Matt Shuckerow, Sullivan’s campaign manager, said the math makes it nearly impossible for Gross to come back.
“We believe there is no path to victory for the Gross campaign,” Shuckerow said. “Statistically, that there is no path to victory. If at all, there is the slimmest of slimmest of margins, which would break all conventional wisdom.”
Shuckerow said of the outstanding votes, about half are registered Democrats and Republicans, with a slight edge to Republicans. Shuckerow said it’s safe to assume the Republicans will vote for Sullivan and the Democrats will vote for Gross.
The remaining 60,000 are undeclared and nonpartisan voters.
“Al Gross would have to take virtually all of those votes,” Shuckerow said.
In the state House, five incumbent Democrats are trailing Republican opponents, and among state Senate incumbents, only Wielechowski is behind.
Republican state Rep.
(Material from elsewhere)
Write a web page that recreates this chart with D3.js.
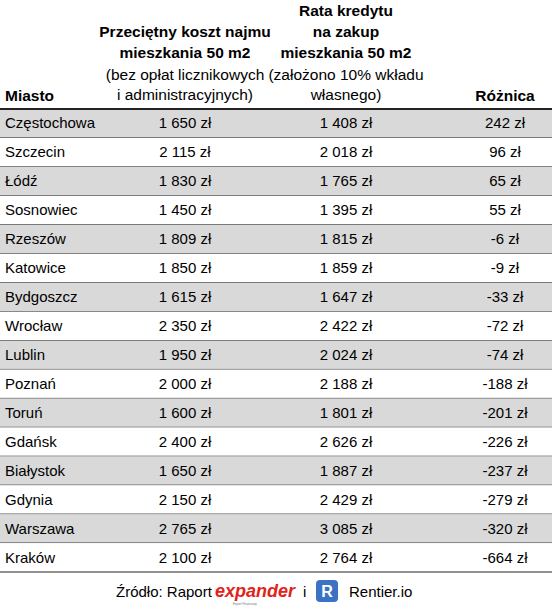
<!DOCTYPE html>
<html>
<head>
<meta charset="utf-8">
<script src="https://cdn.jsdelivr.net/npm/d3@7"></script>
<style>
  body { margin: 0; background: #fff; }
  text { font-family: "Liberation Sans", Arial, sans-serif; }
</style>
</head>
<body>
<div id="chart"></div>
<script>
var cities = ["Częstochowa","Szczecin","Łódź","Sosnowiec","Rzeszów","Katowice","Bydgoszcz","Wrocław","Lublin","Poznań","Toruń","Gdańsk","Białystok","Gdynia","Warszawa","Kraków"];
var rent = [1650,2115,1830,1450,1809,1850,1615,2350,1950,2000,1600,2400,1650,2150,2765,2100];
var loan = [1408,2018,1765,1395,1815,1859,1647,2422,2024,2188,1801,2626,1887,2429,3085,2764];
var diff = [242,96,65,55,-6,-9,-33,-72,-74,-188,-201,-226,-237,-279,-320,-664];

var W = 552, H = 613;
var svg = d3.select("#chart").append("svg").attr("width", W).attr("height", H);

function fmt(v) {
  var s = String(Math.abs(v));
  if (s.length > 3) s = s.slice(0, s.length - 3) + " " + s.slice(-3);
  return (v < 0 ? "-" : "") + s + " zł";
}

var y = d3.scaleBand().domain(d3.range(cities.length)).range([109, 572]);
var colX = [5, 185, 346, 505];

// header
var head = svg.append("g").attr("font-size", 15.5).attr("text-anchor", "middle").attr("fill", "#000");
head.append("text").attr("x", 5).attr("y", 101).attr("text-anchor", "start").attr("font-weight", "bold").text("Miasto");
[["Przeciętny koszt najmu", true, 37], ["mieszkania 50 m2", true, 58], ["(bez opłat licznikowych", false, 80], ["i administracyjnych)", false, 100]]
  .forEach(function(l) { head.append("text").attr("x", colX[1]).attr("y", l[2]).attr("font-weight", l[1] ? "bold" : "normal").text(l[0]); });
[["Rata kredytu", true, 16], ["na zakup", true, 37], ["mieszkania 50 m2", true, 58], ["(założono 10% wkładu", false, 80], ["własnego)", false, 100]]
  .forEach(function(l) { head.append("text").attr("x", colX[2]).attr("y", l[2]).attr("font-weight", l[1] ? "bold" : "normal").text(l[0]); });
head.append("text").attr("x", colX[3]).attr("y", 101).attr("font-weight", "bold").text("Różnica");

// rows
var rows = svg.selectAll("g.row").data(cities).enter().append("g").attr("class", "row")
  .attr("transform", function(d, i) { return "translate(0," + y(i) + ")"; });
rows.append("rect").attr("width", W).attr("height", y.bandwidth())
  .attr("fill", function(d, i) { return i % 2 === 0 ? "#d9d9d9" : "#fff"; });
rows.append("line").attr("x1", 0).attr("x2", W).attr("y1", y.bandwidth()).attr("y2", y.bandwidth())
  .attr("stroke", "#222").attr("stroke-width", 1);
var ty = y.bandwidth() / 2 + 5;
rows.append("text").attr("x", colX[0]).attr("y", ty).attr("font-size", 15).text(function(d) { return d; });
rows.append("text").attr("x", colX[1]).attr("y", ty).attr("font-size", 15).attr("text-anchor", "middle").text(function(d, i) { return fmt(rent[i]); });
rows.append("text").attr("x", colX[2]).attr("y", ty).attr("font-size", 15).attr("text-anchor", "middle").text(function(d, i) { return fmt(loan[i]); });
rows.append("text").attr("x", colX[3]).attr("y", ty).attr("font-size", 15).attr("text-anchor", "middle").text(function(d, i) { return fmt(diff[i]); });
svg.append("line").attr("x1", 0).attr("x2", W).attr("y1", 109).attr("y2", 109).attr("stroke", "#222").attr("stroke-width", 2);

// footer
var f = svg.append("g").attr("font-size", 15);
f.append("text").attr("x", 116).attr("y", 597).text("Źródło: Raport");
f.append("text").attr("x", 215).attr("y", 597).attr("font-size", 19).attr("font-weight", "bold").attr("font-style", "italic")
  .attr("fill", "#e2231a").attr("textLength", 80).attr("lengthAdjust", "spacingAndGlyphs").text("expander");
f.append("text").attr("x", 233).attr("y", 605).attr("font-size", 3).attr("fill", "#777").text("Expert Finansowy");
f.append("text").attr("x", 303).attr("y", 597).text("i");
f.append("rect").attr("x", 316).attr("y", 580).attr("width", 22).attr("height", 22).attr("rx", 4).attr("fill", "#3b72c4");
f.append("text").attr("x", 327).attr("y", 597).attr("text-anchor", "middle").attr("fill", "#fff").attr("font-weight", "bold").attr("font-size", 16).text("R");
f.append("text").attr("x", 349).attr("y", 597).text("Rentier.io");
</script>
</body>
</html>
Lance Pruitt has a 61% to 38% lead, or 1,092 votes, over Democratic challenger Liz Snyder. There are at least 3,900 ballots to be counted in that race.
“I actually feel very good about it,” he said.
The Division of Elections regularly posts a list of Alaskans who have requested absentee ballots or who have voted early.
When he looks at the remaining ballots in his district, Pruitt examines the party registrations of the voters who requested those ballots. Republicans, he assumes, are voting for him. Democrats, he thinks, will go for Snyder.
That leaves undeclared and nonpartisan voters, who account for about half the uncounted ballots in his district and most of the ballots statewide.
Though these voters don’t have an official registration, Republican and Democratic officials have built vast databases that allow them to apply a “partisan affinity score” to each voter, listing whether that person is more likely to vote Democratic or Republican.
Sen. Tom Begich, who won re-election unopposed, said that when he combines a list of uncounted ballots with the Democratic database, he sees that between 55% and 70% of the remaining votes will lean away from Republicans, depending on the legislative district.
Though several incumbent Democrats are currently trailing, he thinks that will change.
“In terms of House members, it looks like virtually all — if not all — of the incumbent members of the House majority will win their elections,” he said, and four Republican incumbents could end up losing.
Pruitt said he agrees with part of Begich’s analysis. A 55% to 70% lean “is probably a good estimate," he said, though he believes either Kathy Henslee (leading Anchorage Democratic incumbent Rep. Chris Tuck) or Kevin McKinley (leading Fairbanks Democratic incumbent Adam Wool) could hold on for an upset.
As far as Republican incumbents possibly losing, he and Begich both believe Rep. Mel Gillis (currently ahead of independent challenger Calvin Schrage) is the most in danger.
“I do think that Mel and Kathy, they’re sitting in a good place, but it’s going to be close. If they win, they’re not going to win with hundreds of votes of lead,” Pruitt said.